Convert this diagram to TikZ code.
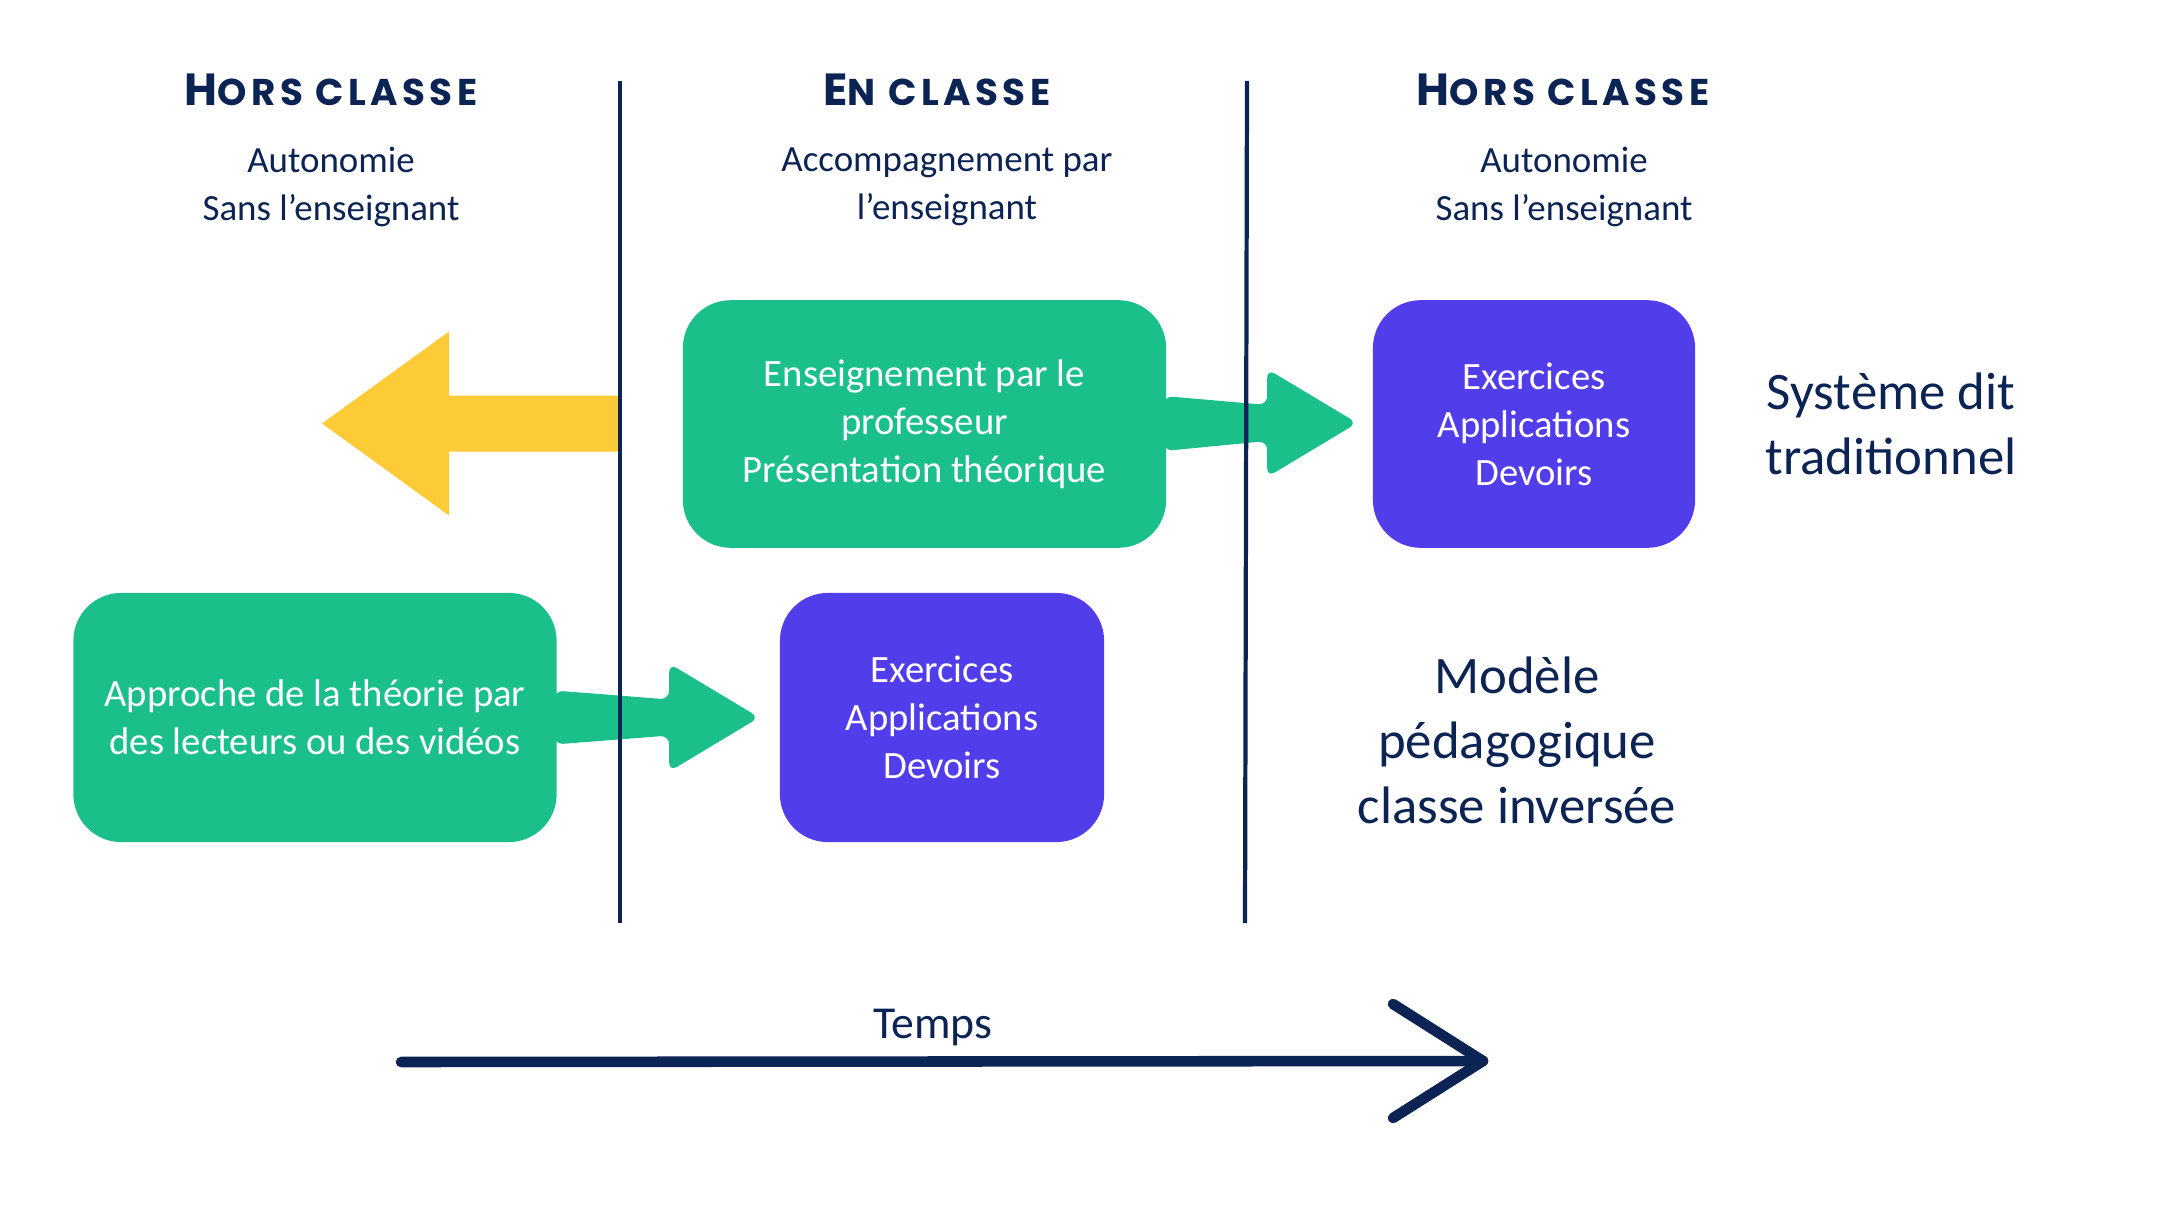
\documentclass[tikz,border=0pt]{standalone}
\usepackage{fontspec}
\setmainfont{Carlito}
\newfontfamily\headfont{Poppins}[LetterSpace=12]
\usetikzlibrary{calc}
\definecolor{navy}{HTML}{0C2454}
\definecolor{grn}{HTML}{1ABF89}
\definecolor{purp}{HTML}{523DEB}
\definecolor{yel}{HTML}{FDCB38}
\tikzset{
 box/.style={rounded corners=13.6pt, minimum height=2.475cm, align=center, text=white, font=\fontsize{11}{13.66}\selectfont, inner sep=0pt},
 gbox/.style={box, fill=grn, minimum width=4.83cm},
 pbox/.style={box, fill=purp, minimum width=3.22cm},
 head/.style={text=navy, anchor=base, inner sep=0pt, font=\headfont\bfseries},
 sub/.style={text=navy, align=center, inner sep=0pt, font=\fontsize{10.5}{13.66}\selectfont},
 big/.style={text=navy, align=center, inner sep=0pt, font=\fontsize{15}{18.5}\selectfont},
 divider/.style={navy, line width=1.2pt},
 timeline/.style={navy, line width=3pt, line cap=round, line join=round},
 fatarrow/.style={rounded corners=2.5pt},
}
\newcommand{\hcaps}[2]{{\fontsize{12.8}{14}\selectfont #1}{\fontsize{10.6}{14}\selectfont #2}}
\begin{document}
\begin{tikzpicture}[x=0.01cm,y=-0.01cm]
\useasboundingbox[fill=white] (0,0) rectangle (2160,1215);
% divider ends
\coordinate (d1t) at (620,81);
\coordinate (d1b) at (620,923);
\coordinate (d2t) at (1247,81);
\coordinate (d2b) at (1245,923);
% headings
\node[head] (h1) at (331,105) {\hcaps{H}{ORS CLASSE}};
\node[head] (h2) at (937,105) {\hcaps{E}{N CLASSE}};
\node[head] (h3) at (1563,105) {\hcaps{H}{ORS CLASSE}};
\node[sub] (s1) at (331,187) {Autonomie\\Sans l’enseignant};
\node[sub] (s2) at (947,187) {Accompagnement par\\l’enseignant};
\node[sub] (s3) at (1564,187) {Autonomie\\Sans l’enseignant};
% boxes
\node[gbox] (g1) at (924.5,424) {Enseignement par le\\professeur\\Présentation théorique};
\node[pbox] (p1) at (1534,424) {Exercices\\Applications\\Devoirs};
\node[gbox, minimum height=2.49cm] (g2) at (315,717.5) {Approche de la théorie par\\des lecteurs ou des vidéos};
\node[pbox, minimum width=3.24cm, minimum height=2.49cm] (p2) at (942,717.5) {Exercices\\Applications\\Devoirs};
% yellow arrow
\coordinate (ya) at (620,423.5);
\coordinate (yt) at (322,423.5);
\fill[yel] ($(ya)+(0,-28)$) -- ($(yt)+(127,-28)$) -- ($(yt)+(127,-92)$) -- (yt)
  -- ($(yt)+(127,92)$) -- ($(yt)+(127,28)$) -- ($(ya)+(0,28)$) -- cycle;
% green arrow 1
\coordinate (t1) at ($(p1.west)+(-15,-1)$);
\fill[grn, fatarrow] ($(g1.east)+(-3,-28)$) -- ($(t1)+(-90,-18)$) -- ($(t1)+(-90,-54)$) -- (t1)
  -- ($(t1)+(-90,54)$) -- ($(t1)+(-90,18)$) -- ($(g1.east)+(-3,27)$) -- cycle;
% green arrow 2
\coordinate (t2) at ($(p2.west)+(-20,0)$);
\fill[grn, fatarrow] ($(g2.east)+(-3,-27)$) -- ($(t2)+(-90,-18)$) -- ($(t2)+(-90,-54)$) -- (t2)
  -- ($(t2)+(-90,54)$) -- ($(t2)+(-90,18)$) -- ($(g2.east)+(-3,27)$) -- cycle;
% right texts
\node[big] (sys) at (1891,423.5) {Système dit\\traditionnel};
\node[big] (mod) at (1517,740) {Modèle\\pédagogique\\classe inversée};
% dividers
\draw[divider] (d1t) -- (d1b);
\draw[divider] (d2t) -- (d2b);
% time arrow
\coordinate (ts) at (401,1062);
\coordinate (te) at (1483,1061);
\draw[timeline] (ts) -- (te);
\draw[timeline] ($(te)+(-90,-57)$) -- (te) -- ($(te)+(-90,57)$);
\node[anchor=base, text=navy, inner sep=0pt, font=\fontsize{13}{15}\selectfont] (temps) at (933,1038) {Temps};
\end{tikzpicture}
\end{document}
*-*-*
STATED PROBLEM: All of the data needs repeating exactly, but the pictures do not.

FULL RESPONSE:
Convert this diagram to TikZ code.
\documentclass[tikz,border=0pt]{standalone}
\usepackage{fontspec}
\setmainfont{Carlito}
\newfontfamily\headfont{Poppins}[LetterSpace=12]
\usetikzlibrary{calc}
\definecolor{navy}{HTML}{0C2454}
\definecolor{grn}{HTML}{1ABF89}
\definecolor{purp}{HTML}{523DEB}
\definecolor{yel}{HTML}{FDCB38}
\tikzset{
 box/.style={rounded corners=13.6pt, minimum height=2.475cm, align=center, text=white, font=\fontsize{11}{13.66}\selectfont, inner sep=0pt},
 gbox/.style={box, fill=grn, minimum width=4.83cm},
 pbox/.style={box, fill=purp, minimum width=3.22cm},
 head/.style={text=navy, anchor=base, inner sep=0pt, font=\headfont\bfseries},
 sub/.style={text=navy, align=center, inner sep=0pt, font=\fontsize{10.5}{13.66}\selectfont},
 big/.style={text=navy, align=center, inner sep=0pt, font=\fontsize{15}{18.5}\selectfont},
 divider/.style={navy, line width=1.2pt},
 timeline/.style={navy, line width=3pt, line cap=round, line join=round},
 fatarrow/.style={rounded corners=2.5pt},
}
\newcommand{\hcaps}[2]{{\fontsize{12.8}{14}\selectfont #1}{\fontsize{10.6}{14}\selectfont #2}}
\begin{document}
\begin{tikzpicture}[x=0.01cm,y=-0.01cm]
\useasboundingbox[fill=white] (0,0) rectangle (2160,1215);
% divider ends
\coordinate (d1t) at (620,81);
\coordinate (d1b) at (620,923);
\coordinate (d2t) at (1247,81);
\coordinate (d2b) at (1245,923);
% headings
\node[head] (h1) at (331,105) {\hcaps{H}{ORS CLASSE}};
\node[head] (h2) at (937,105) {\hcaps{E}{N CLASSE}};
\node[head] (h3) at (1563,105) {\hcaps{H}{ORS CLASSE}};
\node[sub] (s1) at (331,187) {Autonomie\\Sans l’enseignant};
\node[sub] (s2) at (947,187) {Accompagnement par\\l’enseignant};
\node[sub] (s3) at (1564,187) {Autonomie\\Sans l’enseignant};
% boxes
\node[gbox] (g1) at (924.5,424) {Enseignement par le\\professeur\\Présentation théorique};
\node[pbox] (p1) at (1534,424) {Exercices\\Applications\\Devoirs};
\node[gbox, minimum height=2.49cm] (g2) at (315,717.5) {Approche de la théorie par\\des lecteurs ou des vidéos};
\node[pbox, minimum width=3.24cm, minimum height=2.49cm] (p2) at (942,717.5) {Exercices\\Applications\\Devoirs};
% yellow arrow
\coordinate (ya) at (620,423.5);
\coordinate (yt) at (322,423.5);
\fill[yel] ($(ya)+(0,-28)$) -- ($(yt)+(127,-28)$) -- ($(yt)+(127,-92)$) -- (yt)
  -- ($(yt)+(127,92)$) -- ($(yt)+(127,28)$) -- ($(ya)+(0,28)$) -- cycle;
% green arrow 1
\coordinate (t1) at ($(p1.west)+(-15,-1)$);
\fill[grn, fatarrow] ($(g1.east)+(-3,-28)$) -- ($(t1)+(-90,-18)$) -- ($(t1)+(-90,-54)$) -- (t1)
  -- ($(t1)+(-90,54)$) -- ($(t1)+(-90,18)$) -- ($(g1.east)+(-3,27)$) -- cycle;
% green arrow 2
\coordinate (t2) at ($(p2.west)+(-20,0)$);
\fill[grn, fatarrow] ($(g2.east)+(-3,-27)$) -- ($(t2)+(-90,-18)$) -- ($(t2)+(-90,-54)$) -- (t2)
  -- ($(t2)+(-90,54)$) -- ($(t2)+(-90,18)$) -- ($(g2.east)+(-3,27)$) -- cycle;
% right texts
\node[big] (sys) at (1891,423.5) {Système dit\\traditionnel};
\node[big] (mod) at (1517,740) {Modèle\\pédagogique\\classe inversée};
% dividers
\draw[divider] (d1t) -- (d1b);
\draw[divider] (d2t) -- (d2b);
% time arrow
\coordinate (ts) at (401,1062);
\coordinate (te) at (1483,1061);
\draw[timeline] (ts) -- (te);
\draw[timeline] ($(te)+(-90,-57)$) -- (te) -- ($(te)+(-90,57)$);
\node[anchor=base, text=navy, inner sep=0pt, font=\fontsize{13}{15}\selectfont] (temps) at (933,1038) {Temps};
\end{tikzpicture}
\end{document}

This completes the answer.